What would happen if parking downtown were appropriately priced, tolls were implemented on the bridges, and West Salem had fully functional transit service? Transit use in West Salem would surely grow, and thus transit would have the finances to fund its expansion.
This doesn't have to be the exact model, but there is much potential for bus service to expand and become more reliable in Salem and to increase ridership. Instead, bus service continues to be cut, which leads to a downward spiral in which fewer people are served so fewer people ride so the bus system receives less money so fees increase etc. etc.
Amen, 10:43.
Re: "The decision about how to run transit is now. I don't get why it is a good idea to use our limited transit funds on running empty buses around the West Salem hills when people might actually ride them if deployed elsewhere."
The claim isn't that we should be "running empty buses around the West Salem Hills."
The claim, and you may be right indirectly that not enough time has been spent here discussing the process as opposed to the outcome, is that neither the flexible transit study nor the comprehensive service study has asked what it would take to offer effective service in the West Salem Hills.
Both studies take it as a given that it's too hard to serve those hills.
Why didn't the studies go to downtown employers - and I'm thinking here principally of the State - and ask what it would take to offer them meaningful transit? And then create a plan to fulfill that - a plan that might not be very immediate, sure.

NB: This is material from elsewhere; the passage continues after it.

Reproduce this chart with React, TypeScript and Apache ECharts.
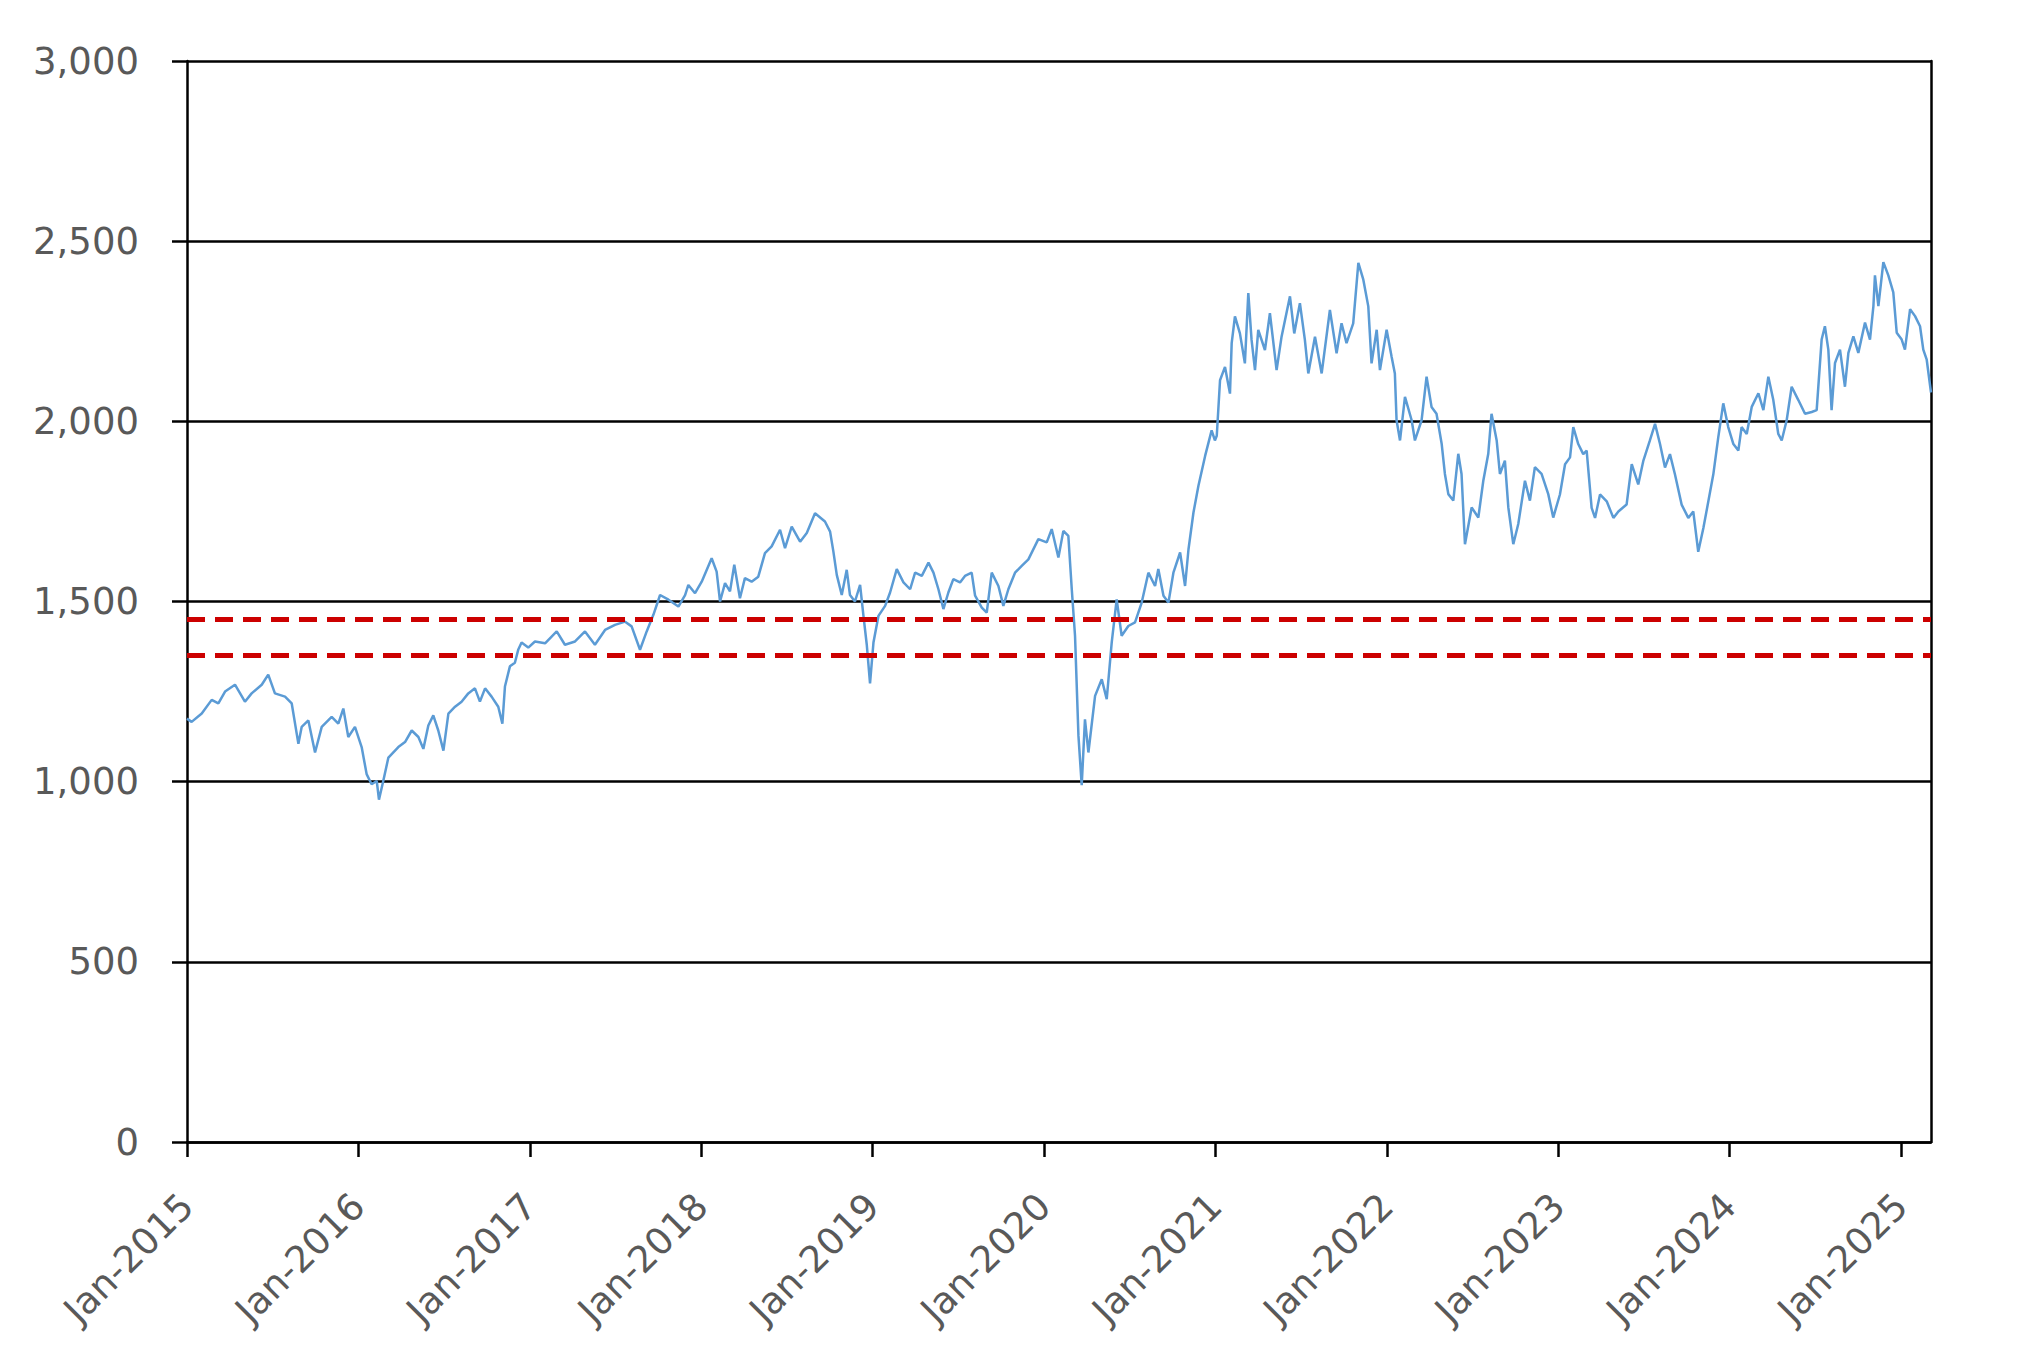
import React, { useEffect, useRef } from "react";
import * as echarts from "echarts";

// Decimal-year positions of the sampled points
const dates: number[] = [
  2015.000, 2015.027, 2015.086, 2015.144, 2015.183, 2015.222, 2015.280, 2015.338, 2015.377, 2015.436,
  2015.474, 2015.513, 2015.572, 2015.611, 2015.650, 2015.669, 2015.708, 2015.747, 2015.786, 2015.844,
  2015.883, 2015.912, 2015.941, 2015.980, 2016.019, 2016.048, 2016.077, 2016.107, 2016.120, 2016.145,
  2016.175, 2016.233, 2016.272, 2016.311, 2016.350, 2016.379, 2016.408, 2016.437, 2016.466, 2016.496,
  2016.525, 2016.564, 2016.602, 2016.641, 2016.680, 2016.709, 2016.739, 2016.777, 2016.816, 2016.840,
  2016.855, 2016.884, 2016.913, 2016.933, 2016.952, 2016.991,
  2017.030, 2017.089, 2017.157, 2017.205, 2017.264, 2017.322, 2017.380, 2017.439, 2017.497, 2017.556,
  2017.594, 2017.643, 2017.682, 2017.721, 2017.760, 2017.809, 2017.867, 2017.906, 2017.925, 2017.964,
  2018.003, 2018.061, 2018.090, 2018.110, 2018.139, 2018.168, 2018.193, 2018.226, 2018.255, 2018.294,
  2018.333, 2018.372, 2018.411, 2018.460, 2018.489, 2018.528, 2018.577, 2018.616, 2018.664, 2018.722,
  2018.752, 2018.771, 2018.791, 2018.820, 2018.849, 2018.868, 2018.897, 2018.927, 2018.946, 2018.966,
  2018.985,
  2019.005, 2019.034, 2019.073, 2019.102, 2019.141, 2019.180, 2019.219, 2019.248, 2019.287, 2019.326,
  2019.355, 2019.384, 2019.413, 2019.442, 2019.471, 2019.510, 2019.539, 2019.578, 2019.598, 2019.637,
  2019.666, 2019.695, 2019.734, 2019.763, 2019.792, 2019.831, 2019.870, 2019.909, 2019.967, 2020.016,
  2020.045, 2020.084, 2020.113, 2020.142, 2020.162, 2020.181, 2020.201, 2020.220, 2020.239, 2020.259,
  2020.298, 2020.337, 2020.366, 2020.395, 2020.424, 2020.453, 2020.492, 2020.531, 2020.570, 2020.609,
  2020.648, 2020.667, 2020.697, 2020.726, 2020.755, 2020.794, 2020.823, 2020.843, 2020.872, 2020.901,
  2020.940, 2020.978, 2020.997,
  2021.008, 2021.027, 2021.056, 2021.085, 2021.095, 2021.114, 2021.143, 2021.172, 2021.192, 2021.211,
  2021.231, 2021.250, 2021.289, 2021.318, 2021.357, 2021.386, 2021.435, 2021.460, 2021.493, 2021.522,
  2021.542, 2021.581, 2021.620, 2021.668, 2021.707, 2021.736, 2021.765, 2021.804, 2021.834, 2021.863,
  2021.892, 2021.911, 2021.941, 2021.960, 2021.999, 2022.028, 2022.047, 2022.057, 2022.077, 2022.106,
  2022.145, 2022.164, 2022.203, 2022.232, 2022.261, 2022.290, 2022.320, 2022.339, 2022.359, 2022.388,
  2022.417, 2022.436, 2022.456, 2022.495, 2022.534, 2022.563, 2022.592, 2022.611, 2022.641, 2022.660,
  2022.689, 2022.709, 2022.738, 2022.767, 2022.806, 2022.835, 2022.864, 2022.903, 2022.942, 2022.971,
  2023.010, 2023.040, 2023.069, 2023.088, 2023.117, 2023.146, 2023.166, 2023.195, 2023.215, 2023.244,
  2023.283, 2023.322, 2023.351, 2023.399, 2023.429, 2023.467, 2023.497, 2023.535, 2023.565, 2023.594,
  2023.623, 2023.652, 2023.681, 2023.720, 2023.759, 2023.788, 2023.817, 2023.847, 2023.876, 2023.905,
  2023.934, 2023.963, 2023.992, 2024.022, 2024.051, 2024.070, 2024.100, 2024.129, 2024.168, 2024.197,
  2024.226, 2024.255, 2024.284, 2024.304, 2024.333, 2024.362, 2024.401, 2024.440, 2024.479, 2024.508,
  2024.537, 2024.556, 2024.576, 2024.595, 2024.615, 2024.644, 2024.673, 2024.693, 2024.722, 2024.751,
  2024.790, 2024.819, 2024.839, 2024.848, 2024.868, 2024.897, 2024.926, 2024.955, 2024.975, 2025.004,
  2025.023, 2025.053, 2025.082, 2025.111, 2025.130, 2025.150, 2025.175,
];

const values: number[] = [
  1175, 1166, 1189, 1227, 1217, 1250, 1269, 1222, 1245, 1269,
  1297, 1245, 1236, 1217, 1105, 1152, 1170, 1081, 1152, 1180,
  1161, 1203, 1124, 1152, 1096, 1021, 993, 1002, 950, 1002,
  1067, 1096, 1110, 1142, 1124, 1091, 1156, 1184, 1142, 1086,
  1189, 1208, 1222, 1245, 1259, 1222, 1259, 1236, 1208, 1161,
  1264, 1320, 1330, 1367, 1386, 1372,
  1389, 1384, 1417, 1380, 1389, 1417, 1380, 1421, 1435, 1444,
  1431, 1366, 1417, 1463, 1518, 1505, 1486, 1518, 1546, 1523,
  1555, 1620, 1583, 1500, 1551, 1528, 1602, 1509, 1565, 1555,
  1569, 1634, 1653, 1699, 1648, 1708, 1666, 1690, 1745, 1722,
  1694, 1639, 1574, 1518, 1588, 1518, 1500, 1546, 1463, 1380,
  1273,
  1386, 1460, 1488, 1525, 1590, 1553, 1534, 1580, 1571, 1608,
  1580, 1534, 1479, 1525, 1562, 1553, 1571, 1580, 1516, 1483,
  1469, 1580, 1543, 1488, 1534, 1580, 1599, 1617, 1673, 1664,
  1701, 1622, 1696, 1682, 1534, 1405, 1127, 990, 1173, 1081,
  1238, 1284, 1229, 1386, 1506, 1405, 1432, 1442, 1497, 1580,
  1543, 1590, 1516, 1497, 1580, 1636, 1543, 1645, 1747, 1821,
  1904, 1975, 1947,
  1960, 2114, 2151, 2077, 2217, 2291, 2244, 2161, 2356, 2226,
  2142, 2254, 2198, 2300, 2142, 2235, 2347, 2244, 2328, 2226,
  2133, 2235, 2133, 2309, 2189, 2272, 2217, 2272, 2440, 2393,
  2319, 2161, 2254, 2142, 2254, 2179, 2133, 2003, 1947, 2068,
  2003, 1947, 2003, 2124, 2040, 2021, 1938, 1854, 1798, 1780,
  1910, 1854, 1659, 1761, 1733, 1835, 1910, 2021, 1947, 1854,
  1891, 1761, 1659, 1715, 1835, 1780, 1873, 1854, 1798, 1733,
  1797, 1881, 1900, 1984, 1937, 1909, 1919, 1760, 1732, 1797,
  1778, 1732, 1750, 1769, 1881, 1825, 1891, 1947, 1993, 1937,
  1872, 1909, 1853, 1769, 1732, 1750, 1638, 1704, 1778, 1853,
  1956, 2050, 1984, 1937, 1919, 1984, 1965, 2040, 2078, 2031,
  2124, 2059, 1965, 1947, 2003, 2096, 2059, 2021, 2026, 2031,
  2227, 2264, 2199, 2031, 2162, 2199, 2096, 2190, 2236, 2190,
  2274, 2227, 2320, 2405, 2320, 2442, 2405, 2358, 2246, 2227,
  2199, 2311, 2292, 2264, 2199, 2171, 2080,
];

const tickYears: number[] = [2015, 2016, 2017, 2018, 2019, 2020, 2021, 2022, 2023, 2024, 2025];
const bandLevels: number[] = [1450, 1350];
const xMin = 2015;
const xMax = 2025.175;

export default function App() {
  const ref = useRef<HTMLDivElement>(null);

  useEffect(() => {
    if (!ref.current) return;
    const chart = echarts.init(ref.current, undefined, { renderer: "svg" });
    const black = "#000000";
    const textColor = "#595959";
    const font = "DejaVu Sans";
    chart.setOption({
      animation: false,
      backgroundColor: "#ffffff",
      grid: { left: 187, right: 95, top: 61, bottom: 225, containLabel: false },
      xAxis: {
        type: "value",
        min: xMin,
        max: xMax,
        axisLine: { show: true, lineStyle: { color: black, width: 2.5 } },
        axisTick: {
          show: true,
          customValues: tickYears,
          length: 15,
          lineStyle: { color: black, width: 2.5 },
        },
        axisLabel: {
          customValues: tickYears,
          rotate: 45,
          margin: 58,
          color: textColor,
          fontFamily: font,
          fontSize: 37,
          formatter: (v: number) => "Jan-" + Math.round(v),
        },
        splitLine: { show: false },
      },
      yAxis: [
        {
          type: "value",
          min: 0,
          max: 3000,
          interval: 500,
          axisLine: { show: true, lineStyle: { color: black, width: 2.5 } },
          axisTick: { show: true, length: 15, lineStyle: { color: black, width: 2.5 } },
          axisLabel: {
            margin: 48,
            color: textColor,
            fontFamily: font,
            fontSize: 37,
            formatter: (v: number) => v.toLocaleString("en-US"),
          },
          splitLine: { show: true, lineStyle: { color: black, width: 2.5 } },
        },
        {
          type: "value",
          position: "right",
          min: 0,
          max: 3000,
          interval: 500,
          axisLine: { show: true, lineStyle: { color: black, width: 2.5 } },
          axisTick: { show: false },
          axisLabel: { show: false },
          splitLine: { show: false },
        },
      ],
      series: [
        {
          type: "line",
          yAxisIndex: 0,
          data: dates.map((d, i) => [d, values[i]]),
          showSymbol: false,
          symbol: "none",
          lineStyle: { color: "#5B9BD5", width: 2.5 },
          itemStyle: { color: "#5B9BD5" },
          markLine: {
            silent: true,
            symbol: ["none", "none"],
            label: { show: false },
            lineStyle: { color: "#CC0000", width: 5, type: [18, 10] },
            data: bandLevels.map((v) => ({ yAxis: v })),
          },
        },
      ],
    });
    return () => chart.dispose();
  }, []);

  return (
    <div
      ref={ref}
      style={{ position: "absolute", left: 0, top: 0, width: 2026, height: 1367, background: "#fff" }}
    />
  );
}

As for "the bridge won't be built for many years. The decision about how to run transit is now" - the more we dig in on auto-dependent patterns and development, the more it entrenches and exacerbates auto-oriented patterns. Disinvesting in transit now creates or intensifies problems in the future.
All in all, the future cost of a bridge is externalized in today's transit costs and debate.
(We need tolls so that the cost isn't externalized.)
Yes, and 10:48, as well!
Maybe we need a "Transit System Development Charge" on development that is not served by transit. If that makes the development "too expensive," then maybe it's not a good time and place for the development.